Mental Health Is Not an Afterthought: Integrating Well-being into Youth Programming!

Veeslee Mhepo

Youth-led organisations are often at the forefront of change. They advocate for social justice, champion community development, respond to crises, and create opportunities for young people to thrive. While this work is impactful and rewarding, it can also be emotionally demanding, mentally exhausting, and physically draining.

Too often, mental health is treated as a separate issue rather than a core component of programming. We prioritize project targets, donor deliverables, and community impact while overlooking the well-being of the very people driving the work. As a result, many young leaders and activists experience stress, anxiety, compassion fatigue, and burnout.

If we are serious about sustainable impact, we must be equally serious about mental health.

Young people today are navigating a complex world shaped by economic uncertainty, climate anxiety, unemployment, social pressures, and digital overload. At the same time, many youth-led organizations work directly on sensitive issues such as gender-based violence, sexual and reproductive health, HIV prevention, human rights, and humanitarian response.
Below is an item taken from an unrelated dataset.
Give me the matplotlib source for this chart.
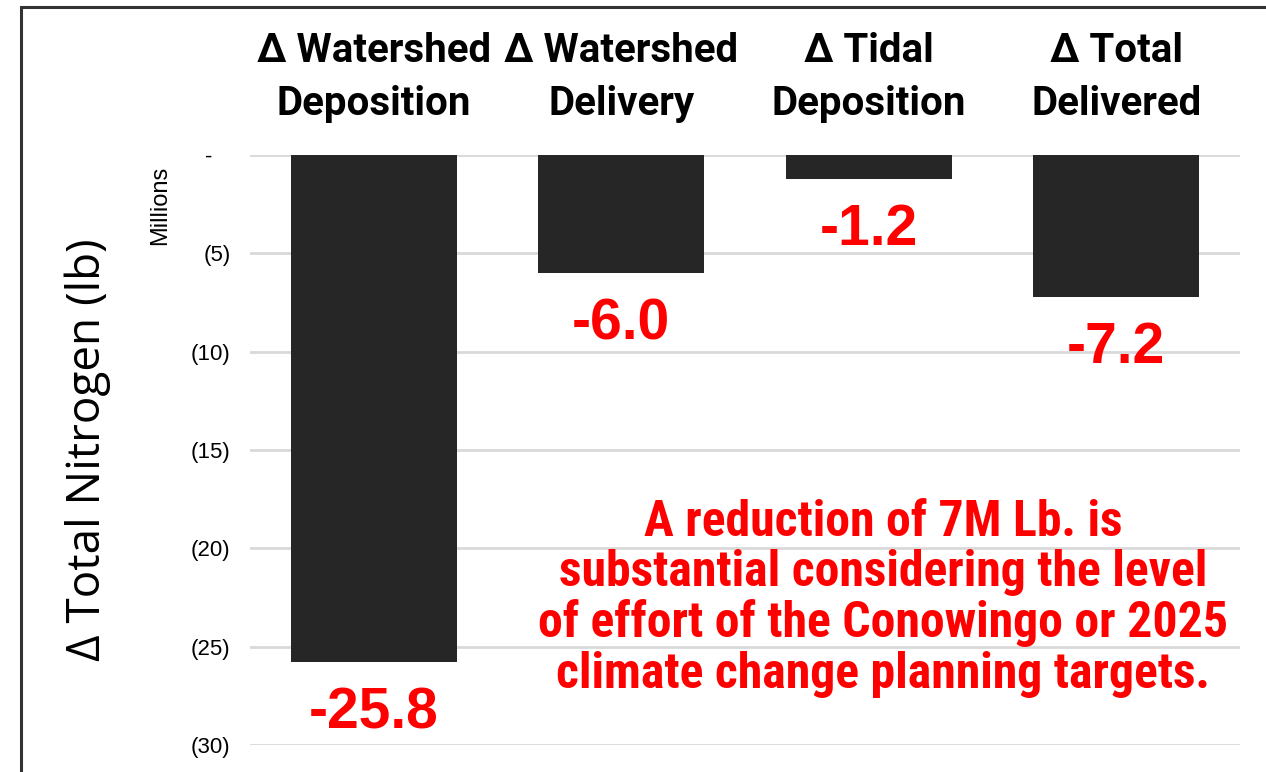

These issues can expose staff, volunteers, and beneficiaries to emotionally difficult situations. Without adequate support systems, organizations risk creating environments where stress becomes normalized and burnout is seen as a badge of commitment.

The truth is simple: healthy teams build healthy programs.

When mental health is prioritized, organizations benefit from increased creativity, stronger teamwork, better decision-making, improved productivity, and more sustainable leadership.

Mental health should not be a one-off wellness workshop. It should be embedded throughout the entire project cycle.

1. During Program Design

Mental health considerations should begin at the planning stage.

Before launching activities, organizations can ask:

  • How might this project affect the emotional well-being of participants?
  • What stressors might staff and volunteers encounter?
  • Are there support systems available if someone experiences distress?

Including mental health indicators in project design ensures well-being is treated as a measurable outcome rather than an afterthought.

Organisations can also budget for psychosocial support, counselling services, wellness sessions, and staff development focused on resilience and self-care.

2. During Implementation

Implementation is often where pressure peaks. Tight deadlines, community expectations, travel demands, and reporting requirements can quickly become overwhelming.

Youth organisations can promote mental wellness by:

  • Encouraging realistic workloads.
  • Creating safe spaces for staff to share challenges.
  • Holding regular well-being check-ins.
  • Promoting healthy work-life boundaries.
  • Offering flexible work arrangements where possible.
  • Normalising conversations about stress and mental health.

Leaders play a critical role in setting the tone. When managers openly discuss well-being and model healthy boundaries, team members are more likely to do the same.

3. During Monitoring and Evaluation

Organizations frequently measure outputs and outcomes but rarely assess how projects impact the well-being of participants and staff.

Adding questions related to mental health and emotional well-being into monitoring tools can provide valuable insights. Understanding how people feel throughout a project helps organizations identify risks early and adapt accordingly.

Success should not only be measured by numbers reached but also by the well-being of those involved.

Mental health cannot be separated from safety and security.

Young activists and community leaders often face online harassment, cyberbullying, threats, misinformation campaigns, and emotional strain from working on sensitive issues. Physical safety risks may also arise during community engagement or advocacy work.

Organisations should develop comprehensive safety and security protocols that include mental health considerations.

This may involve:

  • Digital safety training.
  • Emergency response procedures.
  • Psychological first aid training.
  • Access to professional counselling services.
  • Debriefing sessions after difficult assignments.
  • Risk assessments before activities.

When individuals feel safe, they are better able to participate, contribute, and lead effectively.

Burnout rarely happens overnight. It develops gradually through prolonged stress, excessive workloads, and lack of recovery time.

Common signs include:

  • Chronic fatigue.
  • Reduced motivation.
  • Difficulty concentrating.
  • Increased irritability.
  • Feelings of hopelessness.
  • Withdrawal from colleagues or activities.

Preventing burnout requires a proactive approach.

Youth-led organisations can:

  • Encourage staff to take leave and rest days.
  • Celebrate achievements and milestones.
  • Set realistic expectations.
  • Avoid a culture of constant urgency.
  • Promote peer support systems.
  • Provide opportunities for learning and personal growth.

Most importantly, organisations must move away from glorifying overwork. Working longer hours does not necessarily create greater impact. Sustainable impact comes from sustainable people.

Mental health integration is not about adding another task to an already busy schedule. It is about creating a culture where people matter as much as projects.

A culture of care recognises that youth leaders are human beings first and change-makers second. It values rest as much as productivity, empathy as much as efficiency, and well-being as much as results.

As youth-led organisations continue shaping the future of Africa and the world, prioritising mental health is no longer optional; it is essential.

Because when young people are supported, protected, and empowered to thrive, they are better equipped to lead the change they wish to see.

The future of youth programming is not just impact-driven. It is people-centred, trauma-informed, and mentally healthy.